История в несимфоническом преломлении — не время, а классификационная таблица, в которой по вертикали эквивалентны балет, утро и Стравинский, а по горизонтали оппозициональны концерт и карнавал, полдень и вечер, Вивальди и Равель. Но, в свою очередь, оппозиции по вертикали эквивалентны друг другу, и полдень/вечер — то же, ночь/утро, концерт/карнавал равны ноктюрну/балету и т.д. В результате все обретает равные права носителей тождества и/или контраста; все рядоположно, а не противоположно. Возникает универсализм стабильности, внутри которого возможна масса связей, уподоблений, тонких различий, неожиданных сходств.
Показательна хронология выбираемых композитором литературных текстов.
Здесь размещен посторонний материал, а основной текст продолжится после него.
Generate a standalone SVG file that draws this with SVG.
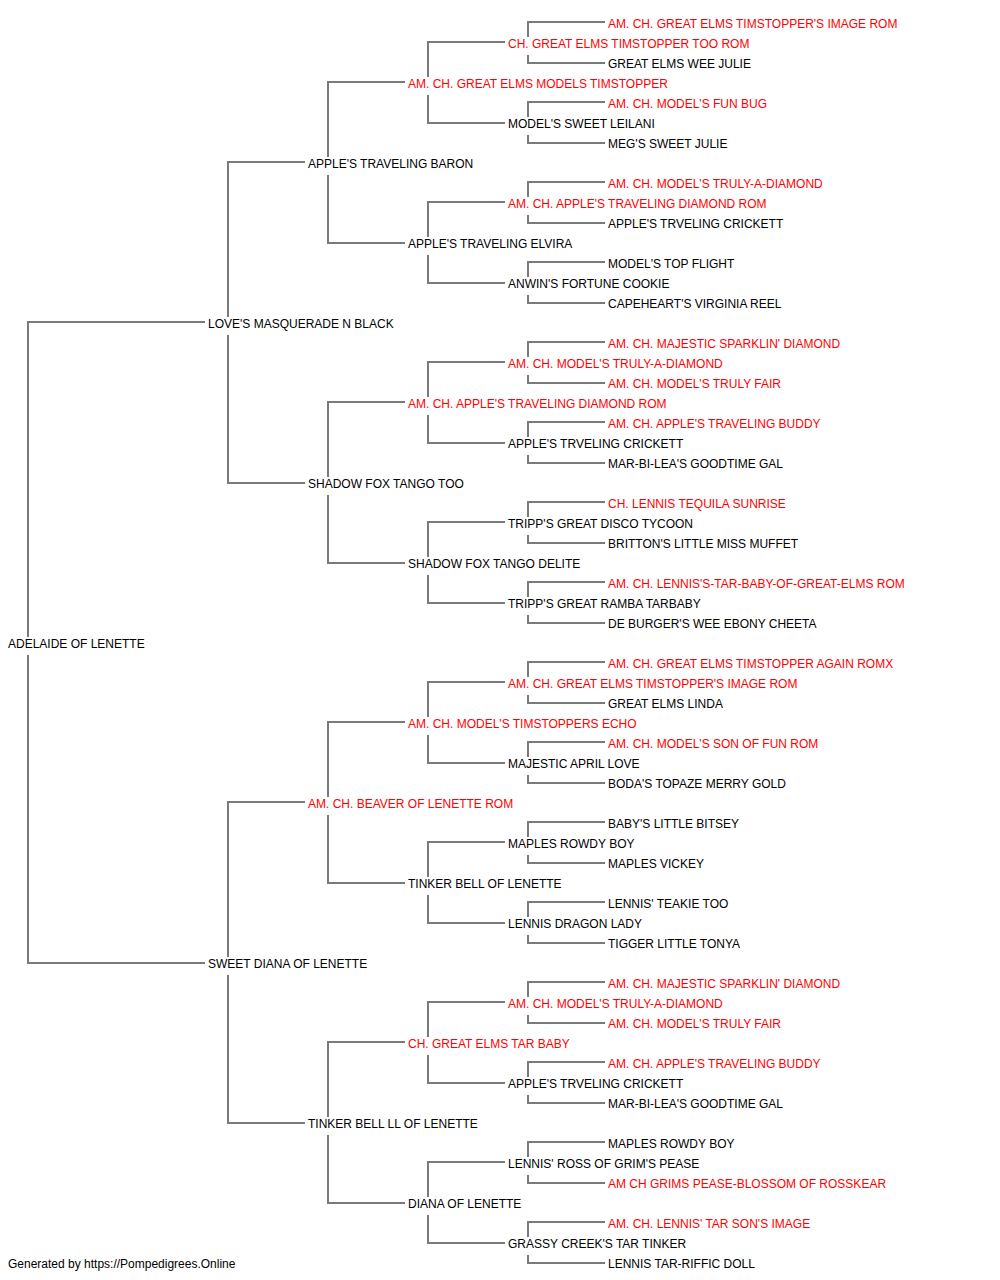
<svg xmlns="http://www.w3.org/2000/svg" width="1000" height="1280" viewBox="0 0 1000 1280">
<style>
text{font-family:"Liberation Sans",Arial,sans-serif;font-size:12px;fill:#000}
.r{fill:#ff0000}
.c path{fill:none;stroke:#7a7a7a;stroke-width:2}
</style>
<rect width="1000" height="1280" fill="#fff"/>
<g id="connectors" class="c">
<path d="M205,322H28V637M28,655V963H205"/>
<path d="M305,162H228V317M228,335V483H305"/>
<path d="M305,802H228V957M228,975V1123H305"/>
<path d="M405,82H328V157M328,175V243H405"/>
<path d="M405,402H328V477M328,495V563H405"/>
<path d="M405,722H328V797M328,815V883H405"/>
<path d="M405,1042H328V1117M328,1135V1203H405"/>
<path d="M505,42H428V77M428,95V123H505"/>
<path d="M505,202H428V237M428,255V283H505"/>
<path d="M505,362H428V397M428,415V443H505"/>
<path d="M505,522H428V557M428,575V603H505"/>
<path d="M505,682H428V717M428,735V763H505"/>
<path d="M505,842H428V877M428,895V923H505"/>
<path d="M505,1002H428V1037M428,1055V1083H505"/>
<path d="M505,1162H428V1197M428,1215V1243H505"/>
<path d="M605,22H528V37M528,55V63H605"/>
<path d="M605,102H528V117M528,135V143H605"/>
<path d="M605,182H528V197M528,215V223H605"/>
<path d="M605,262H528V277M528,295V303H605"/>
<path d="M605,342H528V357M528,375V383H605"/>
<path d="M605,422H528V437M528,455V463H605"/>
<path d="M605,502H528V517M528,535V543H605"/>
<path d="M605,582H528V597M528,615V623H605"/>
<path d="M605,662H528V677M528,695V703H605"/>
<path d="M605,742H528V757M528,775V783H605"/>
<path d="M605,822H528V837M528,855V863H605"/>
<path d="M605,902H528V917M528,935V943H605"/>
<path d="M605,982H528V997M528,1015V1023H605"/>
<path d="M605,1062H528V1077M528,1095V1103H605"/>
<path d="M605,1142H528V1157M528,1175V1183H605"/>
<path d="M605,1222H528V1237M528,1255V1263H605"/>
</g>
<g id="n0"><text x="8" y="648">ADELAIDE OF LENETTE</text></g>
<g id="n1"><text x="208" y="328">LOVE'S MASQUERADE N BLACK</text></g>
<g id="n2"><text x="208" y="968">SWEET DIANA OF LENETTE</text></g>
<g id="n3"><text x="308" y="168">APPLE'S TRAVELING BARON</text></g>
<g id="n4"><text x="308" y="488">SHADOW FOX TANGO TOO</text></g>
<g id="n5"><text class="r" x="308" y="808">AM. CH. BEAVER OF LENETTE ROM</text></g>
<g id="n6"><text x="308" y="1128">TINKER BELL LL OF LENETTE</text></g>
<g id="n7"><text class="r" x="408" y="88">AM. CH. GREAT ELMS MODELS TIMSTOPPER</text></g>
<g id="n8"><text x="408" y="248">APPLE'S TRAVELING ELVIRA</text></g>
<g id="n9"><text class="r" x="408" y="408">AM. CH. APPLE'S TRAVELING DIAMOND ROM</text></g>
<g id="n10"><text x="408" y="568">SHADOW FOX TANGO DELITE</text></g>
<g id="n11"><text class="r" x="408" y="728">AM. CH. MODEL'S TIMSTOPPERS ECHO</text></g>
<g id="n12"><text x="408" y="888">TINKER BELL OF LENETTE</text></g>
<g id="n13"><text class="r" x="408" y="1048">CH. GREAT ELMS TAR BABY</text></g>
<g id="n14"><text x="408" y="1208">DIANA OF LENETTE</text></g>
<g id="n15"><text class="r" x="508" y="48">CH. GREAT ELMS TIMSTOPPER TOO ROM</text></g>
<g id="n16"><text x="508" y="128">MODEL'S SWEET LEILANI</text></g>
<g id="n17"><text class="r" x="508" y="208">AM. CH. APPLE'S TRAVELING DIAMOND ROM</text></g>
<g id="n18"><text x="508" y="288">ANWIN'S FORTUNE COOKIE</text></g>
<g id="n19"><text class="r" x="508" y="368">AM. CH. MODEL'S TRULY-A-DIAMOND</text></g>
<g id="n20"><text x="508" y="448">APPLE'S TRVELING CRICKETT</text></g>
<g id="n21"><text x="508" y="528">TRIPP'S GREAT DISCO TYCOON</text></g>
<g id="n22"><text x="508" y="608">TRIPP'S GREAT RAMBA TARBABY</text></g>
<g id="n23"><text class="r" x="508" y="688">AM. CH. GREAT ELMS TIMSTOPPER'S IMAGE ROM</text></g>
<g id="n24"><text x="508" y="768">MAJESTIC APRIL LOVE</text></g>
<g id="n25"><text x="508" y="848">MAPLES ROWDY BOY</text></g>
<g id="n26"><text x="508" y="928">LENNIS DRAGON LADY</text></g>
<g id="n27"><text class="r" x="508" y="1008">AM. CH. MODEL'S TRULY-A-DIAMOND</text></g>
<g id="n28"><text x="508" y="1088">APPLE'S TRVELING CRICKETT</text></g>
<g id="n29"><text x="508" y="1168">LENNIS' ROSS OF GRIM'S PEASE</text></g>
<g id="n30"><text x="508" y="1248">GRASSY CREEK'S TAR TINKER</text></g>
<g id="n31"><text class="r" x="608" y="28">AM. CH. GREAT ELMS TIMSTOPPER'S IMAGE ROM</text></g>
<g id="n32"><text x="608" y="68">GREAT ELMS WEE JULIE</text></g>
<g id="n33"><text class="r" x="608" y="108">AM. CH. MODEL'S FUN BUG</text></g>
<g id="n34"><text x="608" y="148">MEG'S SWEET JULIE</text></g>
<g id="n35"><text class="r" x="608" y="188">AM. CH. MODEL'S TRULY-A-DIAMOND</text></g>
<g id="n36"><text x="608" y="228">APPLE'S TRVELING CRICKETT</text></g>
<g id="n37"><text x="608" y="268">MODEL'S TOP FLIGHT</text></g>
<g id="n38"><text x="608" y="308">CAPEHEART'S VIRGINIA REEL</text></g>
<g id="n39"><text class="r" x="608" y="348">AM. CH. MAJESTIC SPARKLIN' DIAMOND</text></g>
<g id="n40"><text class="r" x="608" y="388">AM. CH. MODEL'S TRULY FAIR</text></g>
<g id="n41"><text class="r" x="608" y="428">AM. CH. APPLE'S TRAVELING BUDDY</text></g>
<g id="n42"><text x="608" y="468">MAR-BI-LEA'S GOODTIME GAL</text></g>
<g id="n43"><text class="r" x="608" y="508">CH. LENNIS TEQUILA SUNRISE</text></g>
<g id="n44"><text x="608" y="548">BRITTON'S LITTLE MISS MUFFET</text></g>
<g id="n45"><text class="r" x="608" y="588">AM. CH. LENNIS'S-TAR-BABY-OF-GREAT-ELMS ROM</text></g>
<g id="n46"><text x="608" y="628">DE BURGER'S WEE EBONY CHEETA</text></g>
<g id="n47"><text class="r" x="608" y="668">AM. CH. GREAT ELMS TIMSTOPPER AGAIN ROMX</text></g>
<g id="n48"><text x="608" y="708">GREAT ELMS LINDA</text></g>
<g id="n49"><text class="r" x="608" y="748">AM. CH. MODEL'S SON OF FUN ROM</text></g>
<g id="n50"><text x="608" y="788">BODA'S TOPAZE MERRY GOLD</text></g>
<g id="n51"><text x="608" y="828">BABY'S LITTLE BITSEY</text></g>
<g id="n52"><text x="608" y="868">MAPLES VICKEY</text></g>
<g id="n53"><text x="608" y="908">LENNIS' TEAKIE TOO</text></g>
<g id="n54"><text x="608" y="948">TIGGER LITTLE TONYA</text></g>
<g id="n55"><text class="r" x="608" y="988">AM. CH. MAJESTIC SPARKLIN' DIAMOND</text></g>
<g id="n56"><text class="r" x="608" y="1028">AM. CH. MODEL'S TRULY FAIR</text></g>
<g id="n57"><text class="r" x="608" y="1068">AM. CH. APPLE'S TRAVELING BUDDY</text></g>
<g id="n58"><text x="608" y="1108">MAR-BI-LEA'S GOODTIME GAL</text></g>
<g id="n59"><text x="608" y="1148">MAPLES ROWDY BOY</text></g>
<g id="n60"><text class="r" x="608" y="1188">AM CH GRIMS PEASE-BLOSSOM OF ROSSKEAR</text></g>
<g id="n61"><text class="r" x="608" y="1228">AM. CH. LENNIS' TAR SON'S IMAGE</text></g>
<g id="n62"><text x="608" y="1268">LENNIS TAR-RIFFIC DOLL</text></g>
<text x="8" y="1268">Generated by https://Pompedigrees.Online</text>
</svg>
За русскими летописями (оратория «Поднявший меч», 1961) следуют стихи рабочих поэтов-революционеров, за Энгельсом — Овидий (Полифоническая токката для женского хора на фрагмент из «Метаморфоз», 1975—1983), потом тексты деревенских быличек (кантата «Сокровенны разговоры», 1975) и снова Лермонтов (оратория 1976 г, «Смерть поэта»). Далее, последовательно, Лорка («Романсеро…»), Хлебников (вокальный цикл «В стране осок и незабудок», 1978), Ду Фу («Сычуаньские элегии», две тетради для хора и солистов-инструменталистов, 1980, 1984), Лесков (опера «Чертогон»)… В конце жизни Псалмы Давида (духовная кантата для хора и
двух флейт, 1991) и миф о Тесее (роман-симфония «Лабиринты», 1992)…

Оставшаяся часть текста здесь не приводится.